While he opposed the tycoon for crying wolf and described him as “the blue whale among the whales of money,” he painted himself as the real victim of a corrupt regime and took a careful dig at his cousin the president. “I have been selling my properties to meet the needs of my family, as my salary is just about $50 after 42 years of military service,” the letter said. It read like a sycophantic ode interspersed with a litany of complaints of how he had repeatedly been taken advantage of by the regime.

Back in October, Arab media reported on a more open challenge to Bashar’s government by the family of his aunt Bahija. Her son Ghaydaq fought for Bashar in Deir Ezzor during the uprising and yet was killed afterward in Latakia in clashes with a regime soldier who had come to arrest him on obscure criminal charges. Ghaydaq’s family vowed revenge in a Facebook post, but fearing repercussions, they later deleted it.

As the economy tumbles, average Assad supporters are beginning to wonder if their sacrifices have been worth it. Loyalists have paid for Bashar’s survival in blood, losing hundreds and thousands of men during the uprising. At the end of the war, they expected to reap some material profit—more jobs, promotions, or preferential treatment in government-awarded business contracts. Instead, the bankrupt government has left them poorer and hungry. Barabandi, the former Syrian diplomat, said that the Alawites are flabbergasted at the Makhlouf-Bashar saga. “They think they lost so much and there was no reward in the end,” Barabandi said. “They are fuming when they see these two cousins fight over billions as the common man struggles for pennies.”

Several Syrian experts told Foreign Policy that there is no doubt that Bashar al-Assad is losing support among Alawites. But they also say that the regime continues to control the country with an iron fist and it is premature to count on Bashar’s vulnerability.

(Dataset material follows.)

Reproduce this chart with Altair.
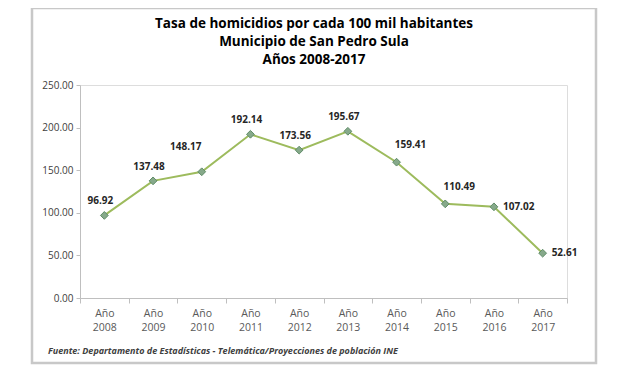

It is no secret that Ribal and Douraid al-Assad wished that their father, Rifaat, and not Bashar, had succeeded Hafez. But the old man’s past is stained with allegations of participation in the Hama massacre and, now at 82 years old, it is likely too late for him to fight his way down a bloody road to Damascus. Ribal, however, is young and admits he would like to be active in Syrian politics. “I want to, of course, but as opposition and not be part of any government at this stage,” he told Foreign Policy.

The other family that has been itching to make a comeback is that of Mustafa Tlass, long-time regime loyalists who defected during the uprising. Tlass’s son Manaf was in Bashar’s inner circle and a top military commander. Now based in Paris, Manaf has suggested in Russian media that there are alternatives to Bashar if Russia was interested in backing them. Manaf’s brother, Firas Tlass, who is a Syrian businessman currently based in the United Arab Emirates, thinks that Manaf is an alternative to Bashar and wants to play a role in Syrian politics, but he would return to Syria “only when Bashar leaves.”

For now, Russia seems more interested in controlling rather than replacing Bashar al-Assad. Going forward, he will find it harder to control the country—but it will be easier than ever for Russia to control him.